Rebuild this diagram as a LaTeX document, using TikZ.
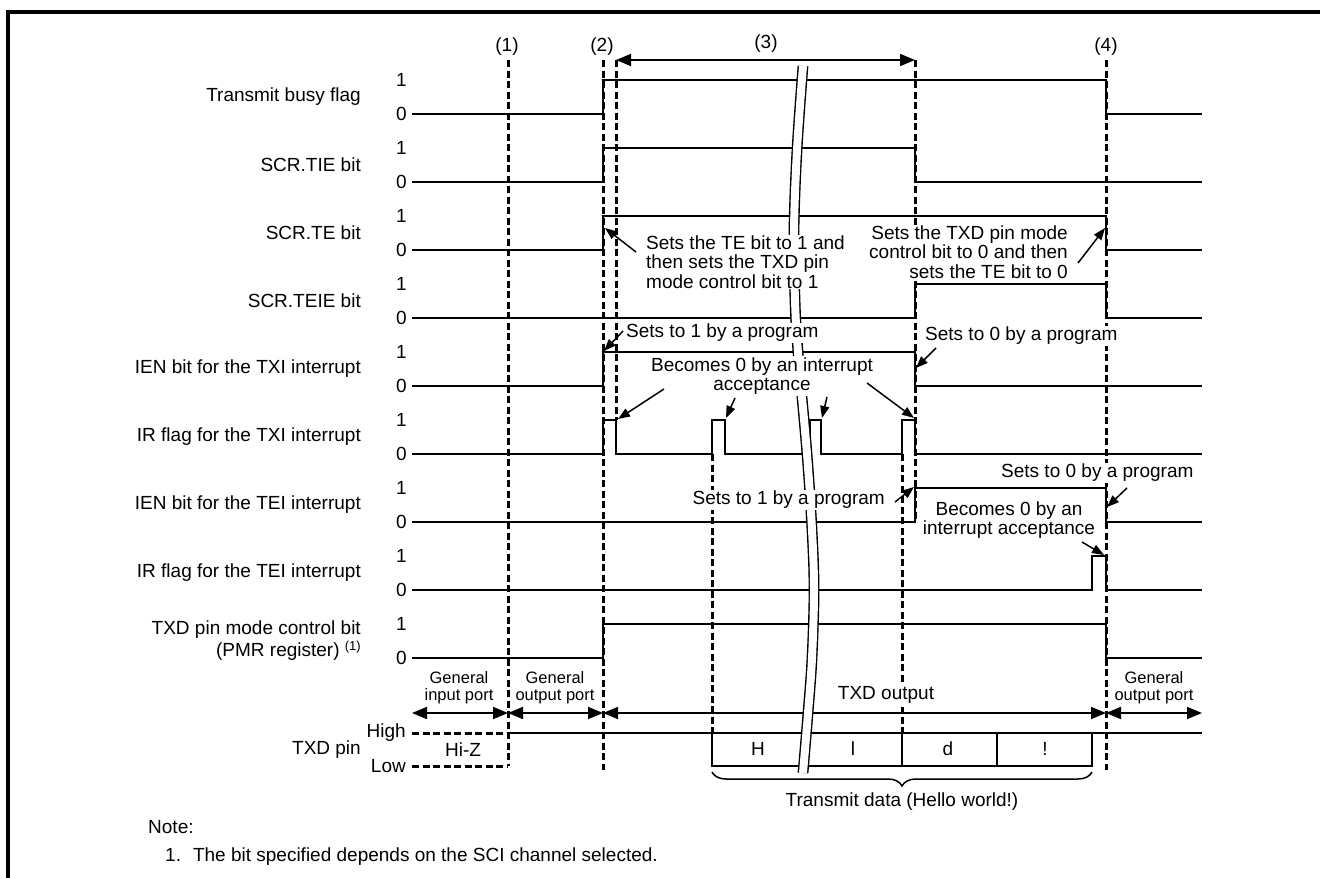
\documentclass[tikz,border=0pt]{standalone}
\usepackage{fontspec}
\setmainfont{Liberation Sans}
\usetikzlibrary{arrows.meta,decorations.pathreplacing}
\begin{document}
\begin{tikzpicture}[x=1pt,y=-1pt,
  txt/.style={font=\fontsize{19}{20}\selectfont, inner sep=0pt},
  small/.style={font=\fontsize{16.5}{17}\selectfont, inner sep=0pt, align=center},
  ann/.style={font=\fontsize{19}{19.5}\selectfont, fill=white, inner sep=1pt},
  sig/.style={line width=1.8pt, line join=miter},
  dsh/.style={line width=3pt, dash pattern=on 7pt off 3.5pt},
  arr/.style={line width=1.5pt, -{Triangle[length=12pt,width=9pt]}},
  dim/.style={line width=1.8pt, {Triangle[length=15pt,width=12pt]}-{Triangle[length=15pt,width=12pt]}},
]
\useasboundingbox (0,0) rectangle (1320,878);
% frame
\draw[line width=3.5pt] (8,878) -- (8,12) -- (1320,12);

% row labels
\foreach \k/\nm in {0/Transmit busy flag, 1/SCR.TIE bit, 2/SCR.TE bit, 3/SCR.TEIE bit,
  4/IEN bit for the TXI interrupt, 5/IR flag for the TXI interrupt,
  6/IEN bit for the TEI interrupt, 7/IR flag for the TEI interrupt}
  \node[txt, anchor=east] (name\k) at (361,{97+68*\k}) {\nm};
\node[txt, anchor=east, align=right, font=\fontsize{19}{22}\selectfont] (name8) at (361,641)
  {TXD pin mode control bit\\(PMR register) \raisebox{0.6ex}{\fontsize{13}{13}\selectfont(1)}};
\foreach \k in {0,...,8}{
  \node[txt, anchor=east] (one\k) at (407,{80+68*\k}) {1};
  \node[txt, anchor=east] (zero\k) at (407,{114+68*\k}) {0};
}
\node[txt, anchor=east] (txdpin) at (361,750) {TXD pin};
\node[txt, anchor=east] (high) at (406,733) {High};
\node[txt, anchor=east] (low) at (406,766) {Low};

% event markers
\node[txt] (m1) at (507,47) {(1)};
\node[txt] (m2) at (602,47) {(2)};
\node[txt] (m3) at (766,44) {(3)};
\node[txt] (m4) at (1106,47) {(4)};

% dashed time lines
\draw[dsh] (508,60) -- (508,766);
\draw[dsh] (603,60) -- (603,770);
\draw[dsh] (616,60) -- (616,420);
\draw[dsh] (712,454) -- (712,733);
\draw[dsh] (902,454) -- (902,733);
\draw[dsh] (915,60) -- (915,522);
\draw[dsh] (1106,60) -- (1106,770);

% (3) span
\coordinate (s3a) at (616,60);
\coordinate (s3b) at (915,60);
\draw[dim] (s3a) -- (s3b);

% signals
\draw[sig] (412,114) -- (603,114) -- (603,80) -- (1106,80) -- (1106,114) -- (1202,114);
\draw[sig] (412,182) -- (603,182) -- (603,148) -- (915,148) -- (915,182) -- (1202,182);
\draw[sig] (412,250) -- (603,250) -- (603,216) -- (1106,216) -- (1106,250) -- (1202,250);
\draw[sig] (412,318) -- (915,318) -- (915,284) -- (1106,284) -- (1106,318) -- (1202,318);
\draw[sig] (412,386) -- (603,386) -- (603,352) -- (915,352) -- (915,386) -- (1202,386);
\draw[sig] (412,454) -- (603,454) -- (603,420) -- (616,420) -- (616,454) -- (712,454)
  -- (712,420) -- (725,420) -- (725,454) -- (810,454) -- (810,420) -- (821,420) -- (821,454)
  -- (902,454) -- (902,420) -- (915,420) -- (915,454) -- (1202,454);
\draw[sig] (412,522) -- (915,522) -- (915,488) -- (1106,488) -- (1106,522) -- (1202,522);
\draw[sig] (412,590) -- (1092,590) -- (1092,556) -- (1106,556) -- (1106,590) -- (1202,590);
\draw[sig] (412,658) -- (603,658) -- (603,624) -- (1106,624) -- (1106,658) -- (1202,658);

% port arrows
\coordinate (p0) at (412,713);
\coordinate (p1) at (508,713);
\coordinate (p2) at (603,713);
\coordinate (p3) at (1106,713);
\coordinate (p4) at (1202,713);
\draw[dim] (p0) -- (p1);
\draw[dim] (p1) -- (p2);
\draw[dim] (p2) -- (p3);
\draw[dim] (p3) -- (p4);
\node[small] (gin) at (459,688) {General\\input port};
\node[small] (gout1) at (555,688) {General\\output port};
\node[small] (gout2) at (1154,688) {General\\output port};

% TXD pin
\draw[dsh] (412,733) -- (508,733);
\draw[dsh] (412,766) -- (508,766);
\draw[sig] (508,733) -- (1202,733);
\draw[sig] (712,733) -- (712,766) -- (1092,766) -- (1092,733);
\draw[sig] (902,733) -- (902,766);
\draw[sig] (997,733) -- (997,766);
\node[txt] (hiz) at (463,750) {Hi-Z};
\node[txt] (bH) at (758,749) {H};
\node[txt] (bl) at (853,749) {l};
\node[txt] (bd) at (948,749) {d};
\node[txt] (bex) at (1045,749) {!};

% brace
\draw[line width=1.5pt, decorate, decoration={brace, mirror, amplitude=14pt}] (712,772) -- (1092,772);
\node[txt] (tdata) at (902,802) {Transmit data (Hello world!)};

% time break
\draw[double=white, double distance=8pt, line width=1.4pt]
  plot[smooth, tension=0.6] coordinates {(803,66) (797,150) (794,230) (795,300) (798,352)
  (807,454) (812,530) (814,590) (812,658) (808,713) (803,773)};

% annotations
\node[ann, anchor=west, align=left] (a1) at (645,262)
  {Sets the TE bit to 1 and\\then sets the TXD pin\\mode control bit to 1};
\draw[arr] (636,252) -- (605,228);

\node[ann, anchor=east, align=right] (a2) at (1069,252)
  {Sets the TXD pin mode\\control bit to 0 and then\\sets the TE bit to 0};
\draw[arr] (1078,263) -- (1105,228);

\node[ann, anchor=west] (a3) at (625,333) {Sets to 1 by a program};
\draw[arr] (623,331) -- (604,351);

\node[ann, anchor=west] (a4) at (924,336) {Sets to 0 by a program};
\draw[arr] (936,348) -- (916,368);

\node[ann, align=center] (a5) at (762,376) {Becomes 0 by an interrupt\\acceptance};
\draw[arr] (664,389) -- (618,419);
\draw[arr] (735,398) -- (726,418);
\draw[arr] (827,397) -- (822,418);
\draw[arr] (867,383) -- (914,418);

\node[ann, anchor=east] (a6) at (886,500) {Sets to 1 by a program};
\draw[arr] (895,502) -- (914,487);

\node[ann, anchor=west] (a7) at (1000,473) {Sets to 0 by a program};
\draw[arr] (1127,488) -- (1107,507);

\node[ann, align=center] (a8) at (1009,520) {Becomes 0 by an\\interrupt acceptance};
\draw[arr] (1082,542) -- (1104,555);

\node[ann, inner sep=3pt] (txdout) at (886,695) {TXD output};

% note
\node[txt, anchor=west] (note) at (148,827) {Note:};
\node[txt, anchor=west] (note1) at (165,857) {1.\hspace{12pt}The bit specified depends on the SCI channel selected.};
\end{tikzpicture}
\end{document}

(Task requirements): Omitting all images, print the listing exactly.

(Solution below):
Rebuild this diagram as a LaTeX document, using TikZ.
\documentclass[tikz,border=0pt]{standalone}
\usepackage{fontspec}
\setmainfont{Liberation Sans}
\usetikzlibrary{arrows.meta,decorations.pathreplacing}
\begin{document}
\begin{tikzpicture}[x=1pt,y=-1pt,
  txt/.style={font=\fontsize{19}{20}\selectfont, inner sep=0pt},
  small/.style={font=\fontsize{16.5}{17}\selectfont, inner sep=0pt, align=center},
  ann/.style={font=\fontsize{19}{19.5}\selectfont, fill=white, inner sep=1pt},
  sig/.style={line width=1.8pt, line join=miter},
  dsh/.style={line width=3pt, dash pattern=on 7pt off 3.5pt},
  arr/.style={line width=1.5pt, -{Triangle[length=12pt,width=9pt]}},
  dim/.style={line width=1.8pt, {Triangle[length=15pt,width=12pt]}-{Triangle[length=15pt,width=12pt]}},
]
\useasboundingbox (0,0) rectangle (1320,878);
% frame
\draw[line width=3.5pt] (8,878) -- (8,12) -- (1320,12);

% row labels
\foreach \k/\nm in {0/Transmit busy flag, 1/SCR.TIE bit, 2/SCR.TE bit, 3/SCR.TEIE bit,
  4/IEN bit for the TXI interrupt, 5/IR flag for the TXI interrupt,
  6/IEN bit for the TEI interrupt, 7/IR flag for the TEI interrupt}
  \node[txt, anchor=east] (name\k) at (361,{97+68*\k}) {\nm};
\node[txt, anchor=east, align=right, font=\fontsize{19}{22}\selectfont] (name8) at (361,641)
  {TXD pin mode control bit\\(PMR register) \raisebox{0.6ex}{\fontsize{13}{13}\selectfont(1)}};
\foreach \k in {0,...,8}{
  \node[txt, anchor=east] (one\k) at (407,{80+68*\k}) {1};
  \node[txt, anchor=east] (zero\k) at (407,{114+68*\k}) {0};
}
\node[txt, anchor=east] (txdpin) at (361,750) {TXD pin};
\node[txt, anchor=east] (high) at (406,733) {High};
\node[txt, anchor=east] (low) at (406,766) {Low};

% event markers
\node[txt] (m1) at (507,47) {(1)};
\node[txt] (m2) at (602,47) {(2)};
\node[txt] (m3) at (766,44) {(3)};
\node[txt] (m4) at (1106,47) {(4)};

% dashed time lines
\draw[dsh] (508,60) -- (508,766);
\draw[dsh] (603,60) -- (603,770);
\draw[dsh] (616,60) -- (616,420);
\draw[dsh] (712,454) -- (712,733);
\draw[dsh] (902,454) -- (902,733);
\draw[dsh] (915,60) -- (915,522);
\draw[dsh] (1106,60) -- (1106,770);

% (3) span
\coordinate (s3a) at (616,60);
\coordinate (s3b) at (915,60);
\draw[dim] (s3a) -- (s3b);

% signals
\draw[sig] (412,114) -- (603,114) -- (603,80) -- (1106,80) -- (1106,114) -- (1202,114);
\draw[sig] (412,182) -- (603,182) -- (603,148) -- (915,148) -- (915,182) -- (1202,182);
\draw[sig] (412,250) -- (603,250) -- (603,216) -- (1106,216) -- (1106,250) -- (1202,250);
\draw[sig] (412,318) -- (915,318) -- (915,284) -- (1106,284) -- (1106,318) -- (1202,318);
\draw[sig] (412,386) -- (603,386) -- (603,352) -- (915,352) -- (915,386) -- (1202,386);
\draw[sig] (412,454) -- (603,454) -- (603,420) -- (616,420) -- (616,454) -- (712,454)
  -- (712,420) -- (725,420) -- (725,454) -- (810,454) -- (810,420) -- (821,420) -- (821,454)
  -- (902,454) -- (902,420) -- (915,420) -- (915,454) -- (1202,454);
\draw[sig] (412,522) -- (915,522) -- (915,488) -- (1106,488) -- (1106,522) -- (1202,522);
\draw[sig] (412,590) -- (1092,590) -- (1092,556) -- (1106,556) -- (1106,590) -- (1202,590);
\draw[sig] (412,658) -- (603,658) -- (603,624) -- (1106,624) -- (1106,658) -- (1202,658);

% port arrows
\coordinate (p0) at (412,713);
\coordinate (p1) at (508,713);
\coordinate (p2) at (603,713);
\coordinate (p3) at (1106,713);
\coordinate (p4) at (1202,713);
\draw[dim] (p0) -- (p1);
\draw[dim] (p1) -- (p2);
\draw[dim] (p2) -- (p3);
\draw[dim] (p3) -- (p4);
\node[small] (gin) at (459,688) {General\\input port};
\node[small] (gout1) at (555,688) {General\\output port};
\node[small] (gout2) at (1154,688) {General\\output port};

% TXD pin
\draw[dsh] (412,733) -- (508,733);
\draw[dsh] (412,766) -- (508,766);
\draw[sig] (508,733) -- (1202,733);
\draw[sig] (712,733) -- (712,766) -- (1092,766) -- (1092,733);
\draw[sig] (902,733) -- (902,766);
\draw[sig] (997,733) -- (997,766);
\node[txt] (hiz) at (463,750) {Hi-Z};
\node[txt] (bH) at (758,749) {H};
\node[txt] (bl) at (853,749) {l};
\node[txt] (bd) at (948,749) {d};
\node[txt] (bex) at (1045,749) {!};

% brace
\draw[line width=1.5pt, decorate, decoration={brace, mirror, amplitude=14pt}] (712,772) -- (1092,772);
\node[txt] (tdata) at (902,802) {Transmit data (Hello world!)};

% time break
\draw[double=white, double distance=8pt, line width=1.4pt]
  plot[smooth, tension=0.6] coordinates {(803,66) (797,150) (794,230) (795,300) (798,352)
  (807,454) (812,530) (814,590) (812,658) (808,713) (803,773)};

% annotations
\node[ann, anchor=west, align=left] (a1) at (645,262)
  {Sets the TE bit to 1 and\\then sets the TXD pin\\mode control bit to 1};
\draw[arr] (636,252) -- (605,228);

\node[ann, anchor=east, align=right] (a2) at (1069,252)
  {Sets the TXD pin mode\\control bit to 0 and then\\sets the TE bit to 0};
\draw[arr] (1078,263) -- (1105,228);

\node[ann, anchor=west] (a3) at (625,333) {Sets to 1 by a program};
\draw[arr] (623,331) -- (604,351);

\node[ann, anchor=west] (a4) at (924,336) {Sets to 0 by a program};
\draw[arr] (936,348) -- (916,368);

\node[ann, align=center] (a5) at (762,376) {Becomes 0 by an interrupt\\acceptance};
\draw[arr] (664,389) -- (618,419);
\draw[arr] (735,398) -- (726,418);
\draw[arr] (827,397) -- (822,418);
\draw[arr] (867,383) -- (914,418);

\node[ann, anchor=east] (a6) at (886,500) {Sets to 1 by a program};
\draw[arr] (895,502) -- (914,487);

\node[ann, anchor=west] (a7) at (1000,473) {Sets to 0 by a program};
\draw[arr] (1127,488) -- (1107,507);

\node[ann, align=center] (a8) at (1009,520) {Becomes 0 by an\\interrupt acceptance};
\draw[arr] (1082,542) -- (1104,555);

\node[ann, inner sep=3pt] (txdout) at (886,695) {TXD output};

% note
\node[txt, anchor=west] (note) at (148,827) {Note:};
\node[txt, anchor=west] (note1) at (165,857) {1.\hspace{12pt}The bit specified depends on the SCI channel selected.};
\end{tikzpicture}
\end{document}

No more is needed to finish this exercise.